Ouro Preto: uma cidade, um mundo

 

Imagem criada por IA

Estamos em agosto, na cidade de Ouro Preto, soterrados por avalanches de eventos culturais diários. São meses de festivais infindáveis, palcos são montados e desmontados a todo o momento no meio da praça, em todas as praças, e rios de dinheiros públicos e financiados por isenção de impostos são dedicados a esses eventos que contribuem para poucos empregos e o enriquecimento de quem já é rico e gerencia o turismo. É tanta oferta que o valor delas, para quem vive aqui, torna-se ínfimo. A tal da lei da oferta e procura tem algum fundamento, afinal.

Eu adoro arte, shows e tudo o mais, mas é estranho viver dentro de um circo montado 24 horas por dia. Nesses últimos dois ou três meses, passaram pela cidade: Festival Cineop, Festival Gastronômico, Festival de Fados, Festival de inverno, Festival Marte e Festival Tudo é Jazz, é do que me lembro. Festivais ruins? Não, ao contrário, maravilhosos, trazendo grandes artistas, atrações imperdíveis, mas perdi a maioria. Perdi porque estava soterrada, "avalanchada" e cansada de tantas informações impossíveis de serem perseguidas. Cansada de tudo da vida, do correr de lá pra cá, do cotidiano no meio desse caos.

As eleições se aproximam e o circo está montado. As pessoas precisam do ópio para se esquecerem da Saneouro, que cobra uma das maiores taxas de distribuição de água do Brasil. Mas, "a vida não se resume a festivais".

Viver em Ouro Preto é uma aventura, trata-se de uma cidade histórica em que, realmente, as pessoas vivem, portanto, há rotina "normal" no centro histórico, ou seja,  não se trata de um museu, ou de um cenário, como muitos lugares se tornaram (vide Lavas Novas). Pelas ruas, as crianças uniformizadas caminham, pessoas correm para o trabalho, ou para fazerem compras, todos os dias, junto de centenas de turistas de todas as partes do mundo. Enquanto caminhamos, uma performance acontece no meio da rua, um músico toca sua sanfona, os personagens típicos cantam junto com as excursões escolares. Dentro dos ônibus, as pessoas reclamam do atraso, da falta de linhas, brincam com os conhecidos de fora, ficam suados. Nas igrejas, as pessoas vão para rezar e assistir as missas, não apenas para visitar. Os aposentados se sentam nas pontes e jogam cartas. Os estudantes universitários fazem seus rocks nas repúblicas e assim o tempo caminha, depressa e devagar, levando a história antiga e a recente. Agora, principalmente, políticos vão às festas populares, até mesmo às "inflamadas", como dizemos aqui. Cumprimentam a todos, tomam da cerveja mais barata e parecem se divertir. Uma cidade "quase" como outra qualquer.

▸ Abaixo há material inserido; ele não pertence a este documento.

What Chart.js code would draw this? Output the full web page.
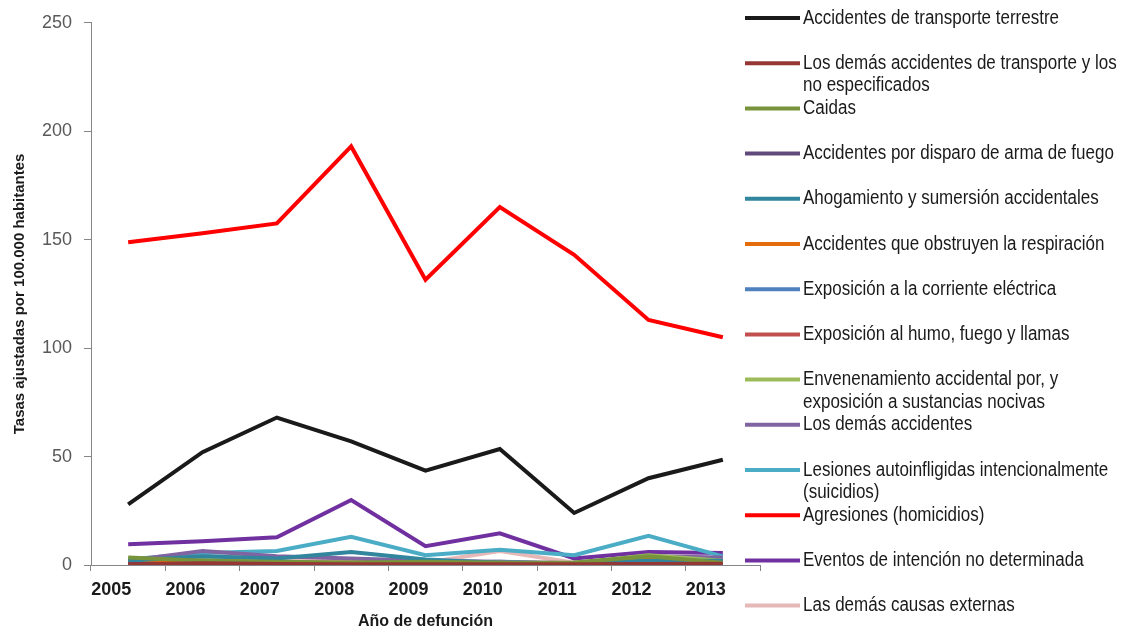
<!DOCTYPE html>
<html>
<head>
<meta charset="utf-8">
<script src="https://cdn.jsdelivr.net/npm/chart.js@4/dist/chart.umd.min.js"></script>
<style>
  html, body { margin: 0; padding: 0; background: #fff; }
  #wrap { width: 1132px; height: 634px; }
</style>
</head>
<body>
<div id="wrap"><canvas id="chart" width="1132" height="634"></canvas></div>
<script>
// years on the x axis
const years = ["2005", "2006", "2007", "2008", "2009", "2010", "2011", "2012", "2013"];

// rates per 100,000 inhabitants
const transporteTerrestre = [28, 52, 68, 57, 43.5, 53.5, 24, 40, 48.5];
const demasTransporte = [0.3, 0.8, 0.5, 0.4, 0.3, 0.4, 0.3, 0.5, 0.6];
const caidas = [3.5, 2, 1.5, 1.2, 1.5, 1, 1.2, 4, 1];
const disparo = [0.5, 0.5, 0.3, 0.3, 0.4, 0.3, 0.3, 0.4, 0.3];
const ahogamiento = [2, 4, 3, 6, 2.5, 1, 0.8, 2, 2];
const obstruyen = [1, 2, 1, 1, 0.8, 1, 0.5, 2.5, 1.5];
const corriente = [1, 1, 0.8, 0.6, 0.7, 1.5, 0.5, 1.5, 1.5];
const humo = [0.5, 1, 0.5, 0.5, 0.3, 0.5, 0.3, 0.5, 1];
const envenenamiento = [1.5, 2.5, 1, 0.5, 1, 1, 0.8, 4.5, 2];
const demasAccidentes = [2, 6.5, 4, 3, 2, 1.5, 0.8, 4, 3.5];
const suicidios = [2.5, 5.5, 6.5, 13, 4.5, 7, 4.5, 13.5, 4];
const homicidios = [148.8, 153, 157.5, 193, 131.5, 165, 143, 113, 105];
const noDeterminada = [9.6, 11, 12.8, 30, 8.7, 14.6, 3, 6, 5.5];
const demasCausas = [1, 4, 3, 2, 1, 6.5, 1, 1.5, 3.5];

const seriesNames = [
  "Accidentes de transporte terrestre",
  "Los demás accidentes de transporte y los no especificados",
  "Caidas",
  "Accidentes por disparo de arma de fuego",
  "Ahogamiento y sumersión accidentales",
  "Accidentes que obstruyen la respiración",
  "Exposición a la corriente eléctrica",
  "Exposición al humo, fuego y llamas",
  "Envenenamiento accidental por, y exposición a sustancias nocivas",
  "Los demás accidentes",
  "Lesiones autoinfligidas intencionalmente (suicidios)",
  "Agresiones (homicidios)",
  "Eventos de intención no determinada",
  "Las demás causas externas"
];
const seriesValues = [transporteTerrestre, demasTransporte, caidas, disparo, ahogamiento, obstruyen,
  corriente, humo, envenenamiento, demasAccidentes, suicidios, homicidios, noDeterminada, demasCausas];
const seriesColors = ["#1a1a1a", "#953735", "#77933c", "#604a7b", "#31859c", "#e46c0a", "#4f81bd",
  "#c0504d", "#9bbb59", "#8064a2", "#4bacc6", "#ff0000", "#7030a0", "#e6b9b8"];

const datasets = seriesNames.map((name, i) => ({
  label: name,
  data: seriesValues[i],
  borderColor: seriesColors[i],
  backgroundColor: seriesColors[i],
  borderWidth: 4,
  pointRadius: 0,
  tension: 0,
  fill: false
}));

// legend drawn on the right, Excel style (wrapping long names)
const sideLegend = {
  id: "sideLegend",
  afterDraw(chart) {
    const ctx = chart.ctx;
    const sx = 0.85;
    const maxW = 327;
    ctx.save();
    ctx.font = '20px "Liberation Sans", Arial, sans-serif';
    ctx.textBaseline = "middle";
    chart.data.datasets.forEach((ds, i) => {
      const y = 18 + i * 45.2;
      ctx.strokeStyle = ds.borderColor;
      ctx.lineWidth = 4;
      ctx.beginPath();
      ctx.moveTo(745, y);
      ctx.lineTo(800, y);
      ctx.stroke();

      // wrap words
      const words = ds.label.split(" ");
      const lines = [];
      let cur = "";
      words.forEach(w => {
        const test = cur ? cur + " " + w : w;
        if (ctx.measureText(test).width * sx > maxW && cur) {
          lines.push(cur);
          cur = w;
        } else {
          cur = test;
        }
      });
      lines.push(cur);

      ctx.fillStyle = "#1a1a1a";
      lines.forEach((ln, k) => {
        ctx.save();
        ctx.translate(803, y + k * 22.5);
        ctx.scale(sx, 1);
        ctx.fillText(ln, 0, 0);
        ctx.restore();
      });
    });
    ctx.restore();
  }
};

new Chart(document.getElementById("chart"), {
  type: "line",
  data: { labels: years, datasets: datasets },
  plugins: [sideLegend],
  options: {
    responsive: false,
    animation: false,
    layout: { padding: { left: 0, top: 19, right: 372, bottom: 0 } },
    plugins: {
      legend: { display: false },
      tooltip: { enabled: false }
    },
    scales: {
      x: {
        offset: true,
        grid: { display: true, offset: true, drawOnChartArea: false, drawTicks: true, tickLength: 6, color: "#868686" },
        border: { display: true, color: "#868686", width: 1 },
        ticks: {
          color: "#1a1a1a",
          font: { family: "Liberation Sans, Arial, sans-serif", size: 18, weight: "bold" },
          padding: 8,
          labelOffset: -17,
          maxRotation: 0
        },
        title: {
          display: true,
          text: "Año de defunción",
          color: "#1a1a1a",
          font: { family: "Liberation Sans, Arial, sans-serif", size: 16, weight: "bold" },
          padding: { top: 0, bottom: 3 }
        },
        afterFit(scale) { scale.height = 69; }
      },
      y: {
        min: 0,
        max: 250,
        grid: { display: true, drawOnChartArea: false, drawTicks: true, tickLength: 7, color: "#868686" },
        border: { display: true, color: "#868686", width: 1 },
        ticks: {
          stepSize: 50,
          color: "#595959",
          font: { family: "Liberation Sans, Arial, sans-serif", size: 18 },
          padding: 12
        },
        title: {
          display: true,
          text: "Tasas ajustadas por 100.000 habitantes",
          color: "#1a1a1a",
          font: { family: "Liberation Sans, Arial, sans-serif", size: 15, weight: "bold" },
          padding: { top: 11, bottom: 0 }
        },
        afterFit(scale) { scale.width = 91; }
      }
    }
  }
});
</script>
</body>
</html>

Mas há algo que denuncia uma mudança em curso, casarões abandonados e decadentes a venda, por todos os lugares. Como a cidade é um patrimônio Histórico, amada e idealizada por muitos, além de ser uma cidade universitária, de público transitório, o mercado imobiliário quer lucrar tudo o que Ouro Preto perdeu na exploração do ouro por Portugal. A maioria dos imóveis são mofados úmidos, pequenos e mal divididos, mas os valores da venda e do aluguel são inimagináveis e impagáveis para seres normais. O colapso se anuncia.

Enquanto tudo isso acontece, há uma explosão de bares e de academias por todas as partes, o que parece contraditório. A estética "influencer" está moldando os gostos e os valores, a moda é ser atlético, musculoso e ter muita resistência para bebida (apesar de muitos jovens rejeitarem o consumo do álcool ultimamente). Os "lazeres" são esses, malhar e beber. Outra estética que está vindo com tudo e seus valores é a estética agro. Ser agro, hoje, significa ser bem sucedido, ser atual, ser legal, ser chique. É o que temos em Ouro Preto, também.

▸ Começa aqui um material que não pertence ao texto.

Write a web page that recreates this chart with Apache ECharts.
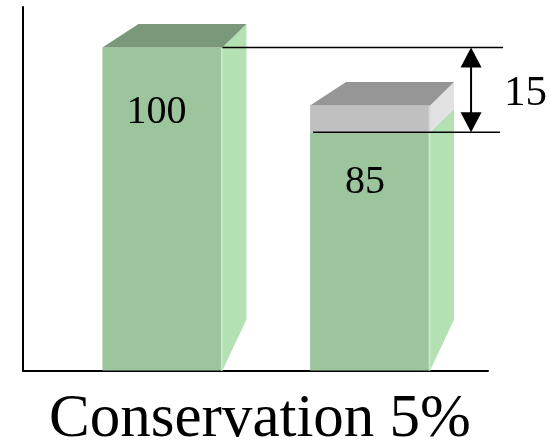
<!DOCTYPE html>
<html>
<head>
<meta charset="utf-8">
<script src="https://cdn.jsdelivr.net/npm/echarts@6/dist/echarts.min.js"></script>
<style>
html,body{margin:0;padding:0;background:#fff;}
#chart{width:558px;height:445px;}
</style>
</head>
<body>
<div id="chart"></div>
<script>
// ---- data ----
const barSlots = [1, 2];                 // category slots on the x axis
const barLabels = ['100', '85'];         // printed values
const barHeights = [100, 73.7];          // drawn green heights (as in the picture)
const capHeights = [0, 8.3];             // drawn grey cap heights
const differenceLabel = '15';
const xAxisTitle = 'Conservation 5%';

// ---- styles ----
const SERIF = '"Liberation Serif","Times New Roman",serif';
const HALF = 60, DXL = 36, DXR = 24, DY = 23.5, FLOOR_DY = 51;
const labelOffsetX = [-6, -5];
const labelOffsetY = [65, 50];

const chart = echarts.init(document.getElementById('chart'), null, {renderer: 'canvas'});

const barData = barSlots.map((s, i) => [s, barHeights[i], capHeights[i], barLabels[i]]);

function renderBar(params, api) {
  const i = params.dataIndex;
  const x = api.value(0), h = api.value(1), c = api.value(2);
  const base = api.coord([x, 0]);
  const top = api.coord([x, h]);
  const capTop = api.coord([x, h + c]);
  const L = base[0] - HALF, R = base[0] + HALF;
  const by = base[1], ty = top[1], cy = capTop[1];
  const ch = [];
  // green side face
  ch.push({type: 'polygon', shape: {points: [[R, ty], [R + DXR, ty - DY], [R + DXR, by - FLOOR_DY], [R, by]]},
    style: {fill: '#b3e1b3'}});
  // green front
  ch.push({type: 'rect', shape: {x: L, y: ty, width: 2 * HALF, height: by - ty},
    style: {fill: '#9dc59d'}});
  ch.push({type: 'line', shape: {x1: R - 0.5, y1: ty, x2: R - 0.5, y2: by},
    style: {stroke: '#c4ecc4', lineWidth: 2}});
  if (c > 0) {
    ch.push({type: 'polygon', shape: {points: [[R, cy], [R + DXR, cy - DY], [R + DXR, ty - DY], [R, ty]]},
      style: {fill: '#e2e2e2'}});
    ch.push({type: 'rect', shape: {x: L, y: cy, width: 2 * HALF, height: ty - cy},
      style: {fill: '#c0c0c0'}});
    ch.push({type: 'line', shape: {x1: R - 0.5, y1: cy, x2: R - 0.5, y2: ty},
      style: {stroke: '#d8d8d8', lineWidth: 2}});
    ch.push({type: 'polygon', shape: {points: [[L, cy], [L + DXL, cy - DY], [R + DXR, cy - DY], [R, cy]]},
      style: {fill: '#969696'}});
  } else {
    ch.push({type: 'polygon', shape: {points: [[L, ty], [L + DXL, ty - DY], [R + DXR, ty - DY], [R, ty]]},
      style: {fill: '#7a987a'}});
  }
  ch.push({type: 'text', style: {text: api.value(3) + '', x: base[0] + labelOffsetX[i], y: ty + labelOffsetY[i],
    align: 'center', verticalAlign: 'middle', fill: '#000', font: '40px ' + SERIF}});
  return {type: 'group', children: ch};
}

function renderDiff(params, api) {
  const p1 = api.coord([api.value(0), api.value(1)]);
  const p2 = api.coord([api.value(2), api.value(3)]);
  const y1 = p1[1], y2 = p2[1], cx = p2[0];
  const ax = cx + 101;
  const ch = [
    {type: 'line', shape: {x1: p1[0] + HALF, y1: y1, x2: cx + 133, y2: y1}, style: {stroke: '#000', lineWidth: 1.5}},
    {type: 'line', shape: {x1: cx - 57, y1: y2, x2: cx + 130, y2: y2}, style: {stroke: '#000', lineWidth: 1.5}},
    {type: 'line', shape: {x1: ax, y1: y1 + 10, x2: ax, y2: y2 - 10}, style: {stroke: '#000', lineWidth: 2}},
    {type: 'polygon', shape: {points: [[ax, y1], [ax - 10.5, y1 + 20], [ax + 10.5, y1 + 20]]}, style: {fill: '#000'}},
    {type: 'polygon', shape: {points: [[ax, y2], [ax - 10.5, y2 - 20], [ax + 10.5, y2 - 20]]}, style: {fill: '#000'}},
    {type: 'text', style: {text: api.value(4) + '', x: cx + 134, y: (y1 + y2) / 2 + 4, align: 'left', verticalAlign: 'middle',
      fill: '#000', font: '43px ' + SERIF}}
  ];
  return {type: 'group', children: ch};
}

chart.setOption({
  animation: false,
  backgroundColor: '#fff',
  grid: {left: 23, right: 70, top: 7, bottom: 74.5, containLabel: false, outerBoundsMode: 'none'},
  xAxis: {
    type: 'value', min: 0.3285, max: 2.568,
    axisLine: {show: true, onZero: false, lineStyle: {color: '#000', width: 2}},
    axisTick: {show: false}, axisLabel: {show: false}, splitLine: {show: false},
    name: xAxisTitle, nameLocation: 'middle', nameGap: 19,
    nameTextStyle: {fontFamily: SERIF, fontSize: 61, color: '#000', padding: [0, 0, 0, 9]}
  },
  yAxis: {
    type: 'value', min: 0, max: 112.5,
    axisLine: {show: true, onZero: false, lineStyle: {color: '#000', width: 2}},
    axisTick: {show: false}, axisLabel: {show: false}, splitLine: {show: false}
  },
  series: [
    {type: 'custom', renderItem: renderBar, data: barData, clip: false},
    {type: 'custom', renderItem: renderDiff, clip: false, z: 5,
      data: [[barSlots[0], barHeights[0], barSlots[1], barHeights[1], differenceLabel]]}
  ]
});
</script>
</body>
</html>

Ouro Preto é um pedacinho do mundo todo e carrega os valores do Brasil, de várias formas. Quando caminho por aí e paro para ver alguma apresentação de dança, ou, no caminho para o trabalho, observo os senhores jogando cartas, quando vou a um bar periférico e estão cantando sertanejo e as pessoas vestem botas e chapéus de vaqueiro, passo pelo mundo todo. De algumas coisas gosto, de outras, não, de certas coisas, sinto falta. Podemos passar por tudo isso, o rodízio de festivais que atraem turistas, os bombados, os agroboys, os aposentados, os estudantes primários e secundários, os universitários, as doninhas vendendo verduras, passeando de ônibus, os viciados, os cachorrinhos nas ruas, os motoboys, os políticos e irmos para casa como se nada estivesse acontecendo, mas é mentira dizer que nada nos atinge e que nada disso faz parte de nós mesmos.